- _Problem requirements_
Whenever a line below holds the word "matplotlib", copy that line.

- _Data block_

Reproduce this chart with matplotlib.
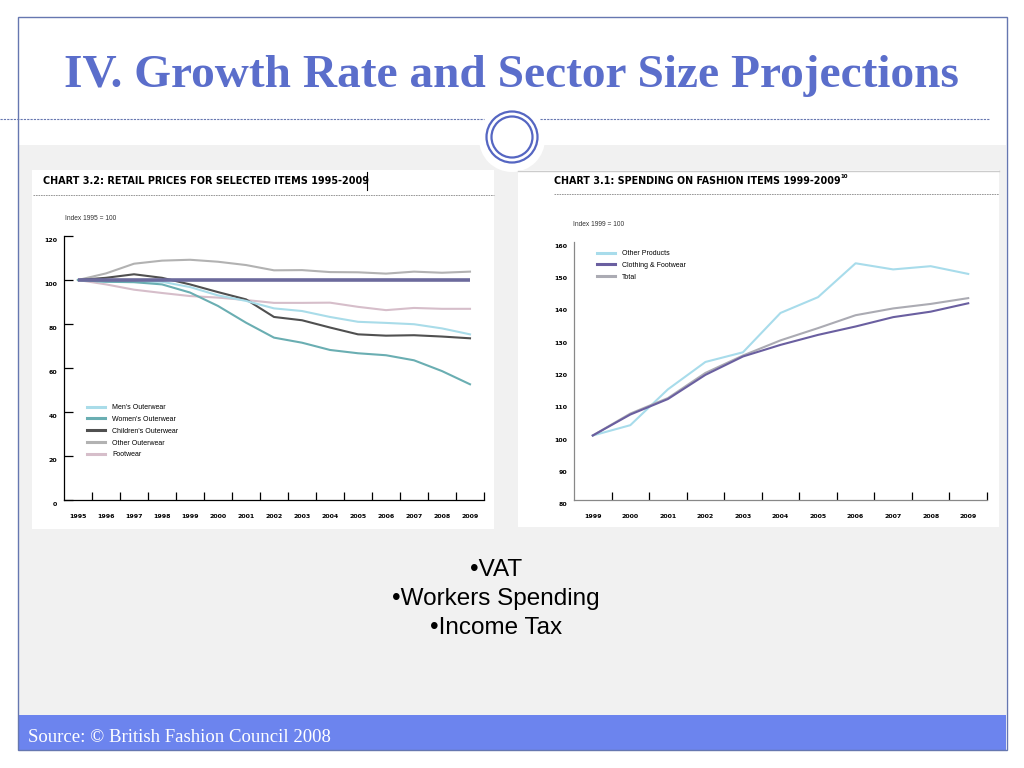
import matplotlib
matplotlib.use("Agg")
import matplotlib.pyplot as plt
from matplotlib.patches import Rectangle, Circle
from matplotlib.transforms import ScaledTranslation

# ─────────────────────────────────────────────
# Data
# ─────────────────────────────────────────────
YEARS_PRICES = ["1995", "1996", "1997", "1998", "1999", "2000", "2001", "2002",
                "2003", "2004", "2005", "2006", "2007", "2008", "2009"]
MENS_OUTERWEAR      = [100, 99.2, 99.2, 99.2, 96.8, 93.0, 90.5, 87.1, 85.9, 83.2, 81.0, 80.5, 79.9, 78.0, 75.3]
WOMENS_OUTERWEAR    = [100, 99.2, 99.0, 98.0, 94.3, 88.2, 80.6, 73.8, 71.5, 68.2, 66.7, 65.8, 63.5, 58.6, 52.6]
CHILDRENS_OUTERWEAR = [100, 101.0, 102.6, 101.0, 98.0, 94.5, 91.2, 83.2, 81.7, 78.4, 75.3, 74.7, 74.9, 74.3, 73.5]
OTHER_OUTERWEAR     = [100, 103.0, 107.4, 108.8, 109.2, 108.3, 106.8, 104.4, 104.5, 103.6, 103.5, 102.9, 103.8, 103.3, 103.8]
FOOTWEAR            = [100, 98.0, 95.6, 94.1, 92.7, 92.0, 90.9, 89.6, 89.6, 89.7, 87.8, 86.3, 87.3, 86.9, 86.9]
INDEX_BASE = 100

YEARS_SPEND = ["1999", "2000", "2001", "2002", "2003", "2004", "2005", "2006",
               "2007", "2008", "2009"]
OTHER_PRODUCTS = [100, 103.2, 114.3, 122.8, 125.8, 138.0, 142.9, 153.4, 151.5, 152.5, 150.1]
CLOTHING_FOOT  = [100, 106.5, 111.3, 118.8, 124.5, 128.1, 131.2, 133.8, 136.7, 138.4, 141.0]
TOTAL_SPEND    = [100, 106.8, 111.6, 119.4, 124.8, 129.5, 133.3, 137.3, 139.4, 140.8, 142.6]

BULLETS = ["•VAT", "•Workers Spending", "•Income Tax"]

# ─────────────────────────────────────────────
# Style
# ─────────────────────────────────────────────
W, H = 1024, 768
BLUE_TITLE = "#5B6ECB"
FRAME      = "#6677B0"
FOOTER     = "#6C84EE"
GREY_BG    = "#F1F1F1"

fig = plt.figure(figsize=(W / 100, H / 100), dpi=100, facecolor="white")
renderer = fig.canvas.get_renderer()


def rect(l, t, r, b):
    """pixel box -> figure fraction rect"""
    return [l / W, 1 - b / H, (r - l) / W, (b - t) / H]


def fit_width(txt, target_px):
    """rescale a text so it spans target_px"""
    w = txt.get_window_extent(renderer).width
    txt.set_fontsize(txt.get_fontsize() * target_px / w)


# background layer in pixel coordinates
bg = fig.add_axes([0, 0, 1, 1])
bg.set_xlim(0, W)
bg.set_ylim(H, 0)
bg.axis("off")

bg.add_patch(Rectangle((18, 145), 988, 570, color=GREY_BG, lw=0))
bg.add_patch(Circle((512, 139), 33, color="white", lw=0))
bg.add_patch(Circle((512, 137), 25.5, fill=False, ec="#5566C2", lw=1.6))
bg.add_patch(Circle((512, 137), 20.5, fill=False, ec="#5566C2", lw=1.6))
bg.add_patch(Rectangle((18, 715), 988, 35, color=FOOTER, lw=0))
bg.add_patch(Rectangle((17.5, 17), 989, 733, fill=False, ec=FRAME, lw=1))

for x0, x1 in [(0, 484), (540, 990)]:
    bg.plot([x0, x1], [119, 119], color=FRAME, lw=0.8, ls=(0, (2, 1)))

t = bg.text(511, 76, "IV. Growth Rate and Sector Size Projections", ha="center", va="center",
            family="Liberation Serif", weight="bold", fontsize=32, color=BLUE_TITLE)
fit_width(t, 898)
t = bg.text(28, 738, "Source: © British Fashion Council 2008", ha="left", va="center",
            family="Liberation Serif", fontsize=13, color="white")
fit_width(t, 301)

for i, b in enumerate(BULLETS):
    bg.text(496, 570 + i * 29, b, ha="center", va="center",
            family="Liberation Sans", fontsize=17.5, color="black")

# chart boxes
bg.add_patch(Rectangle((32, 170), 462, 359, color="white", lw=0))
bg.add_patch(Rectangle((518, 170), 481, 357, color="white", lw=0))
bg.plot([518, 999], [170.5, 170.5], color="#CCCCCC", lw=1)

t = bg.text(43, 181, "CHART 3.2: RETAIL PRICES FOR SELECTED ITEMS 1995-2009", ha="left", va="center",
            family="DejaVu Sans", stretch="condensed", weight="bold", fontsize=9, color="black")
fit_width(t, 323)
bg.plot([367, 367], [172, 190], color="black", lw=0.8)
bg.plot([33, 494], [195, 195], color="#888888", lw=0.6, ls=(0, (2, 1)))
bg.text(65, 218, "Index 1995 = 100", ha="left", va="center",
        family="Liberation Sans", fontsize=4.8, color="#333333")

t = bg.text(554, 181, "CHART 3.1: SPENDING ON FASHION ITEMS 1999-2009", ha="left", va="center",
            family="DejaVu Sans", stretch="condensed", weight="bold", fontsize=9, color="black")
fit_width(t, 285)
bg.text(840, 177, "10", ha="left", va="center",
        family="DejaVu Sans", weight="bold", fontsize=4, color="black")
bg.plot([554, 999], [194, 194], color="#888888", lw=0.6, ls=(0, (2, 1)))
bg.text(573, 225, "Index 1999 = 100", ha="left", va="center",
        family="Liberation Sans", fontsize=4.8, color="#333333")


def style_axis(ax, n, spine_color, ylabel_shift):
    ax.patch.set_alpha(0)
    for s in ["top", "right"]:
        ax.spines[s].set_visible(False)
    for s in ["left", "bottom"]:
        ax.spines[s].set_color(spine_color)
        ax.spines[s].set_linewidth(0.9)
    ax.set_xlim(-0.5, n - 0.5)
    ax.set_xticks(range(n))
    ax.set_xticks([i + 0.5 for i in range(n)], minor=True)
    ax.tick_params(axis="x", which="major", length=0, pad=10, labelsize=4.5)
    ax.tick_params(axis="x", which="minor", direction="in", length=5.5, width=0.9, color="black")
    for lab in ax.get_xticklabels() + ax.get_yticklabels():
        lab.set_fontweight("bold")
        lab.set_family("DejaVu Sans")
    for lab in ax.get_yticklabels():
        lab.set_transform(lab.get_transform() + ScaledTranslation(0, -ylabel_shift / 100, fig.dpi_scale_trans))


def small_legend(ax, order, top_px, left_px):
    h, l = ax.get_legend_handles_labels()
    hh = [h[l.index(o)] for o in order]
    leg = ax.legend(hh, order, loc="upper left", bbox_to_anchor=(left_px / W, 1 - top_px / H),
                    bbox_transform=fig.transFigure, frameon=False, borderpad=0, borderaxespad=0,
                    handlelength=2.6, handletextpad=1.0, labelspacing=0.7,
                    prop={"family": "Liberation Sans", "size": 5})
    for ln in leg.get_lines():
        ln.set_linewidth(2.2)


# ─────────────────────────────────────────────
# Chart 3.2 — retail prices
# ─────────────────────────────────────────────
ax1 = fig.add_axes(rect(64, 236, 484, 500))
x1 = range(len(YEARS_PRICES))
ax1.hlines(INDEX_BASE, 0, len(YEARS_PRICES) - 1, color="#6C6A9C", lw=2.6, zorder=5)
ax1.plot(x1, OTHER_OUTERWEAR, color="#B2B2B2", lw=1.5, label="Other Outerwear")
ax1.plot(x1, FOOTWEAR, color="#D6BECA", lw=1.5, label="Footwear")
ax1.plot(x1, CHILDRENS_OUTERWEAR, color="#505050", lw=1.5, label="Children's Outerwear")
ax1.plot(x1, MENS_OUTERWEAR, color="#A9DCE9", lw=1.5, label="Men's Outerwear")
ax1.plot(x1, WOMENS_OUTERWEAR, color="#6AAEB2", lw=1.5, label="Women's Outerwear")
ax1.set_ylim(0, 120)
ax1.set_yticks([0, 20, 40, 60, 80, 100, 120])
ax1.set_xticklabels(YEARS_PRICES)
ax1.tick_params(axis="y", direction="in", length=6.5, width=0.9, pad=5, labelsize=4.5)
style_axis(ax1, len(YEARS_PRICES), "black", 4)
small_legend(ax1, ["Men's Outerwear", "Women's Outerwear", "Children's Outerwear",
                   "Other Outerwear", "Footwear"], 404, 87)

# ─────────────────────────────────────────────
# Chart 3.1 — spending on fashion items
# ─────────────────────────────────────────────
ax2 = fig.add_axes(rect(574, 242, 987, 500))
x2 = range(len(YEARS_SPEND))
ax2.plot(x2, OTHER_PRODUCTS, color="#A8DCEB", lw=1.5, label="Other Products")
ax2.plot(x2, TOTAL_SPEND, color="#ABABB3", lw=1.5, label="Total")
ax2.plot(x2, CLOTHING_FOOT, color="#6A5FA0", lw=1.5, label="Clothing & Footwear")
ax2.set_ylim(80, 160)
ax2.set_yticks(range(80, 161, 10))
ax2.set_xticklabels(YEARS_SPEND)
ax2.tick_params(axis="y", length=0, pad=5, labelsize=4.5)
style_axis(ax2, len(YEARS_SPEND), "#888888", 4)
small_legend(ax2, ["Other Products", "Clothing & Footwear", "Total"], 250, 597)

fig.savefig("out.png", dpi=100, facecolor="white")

- _Answer to this task_
Reproduce this chart with matplotlib.
import matplotlib
matplotlib.use("Agg")
import matplotlib.pyplot as plt
from matplotlib.patches import Rectangle, Circle
from matplotlib.transforms import ScaledTranslation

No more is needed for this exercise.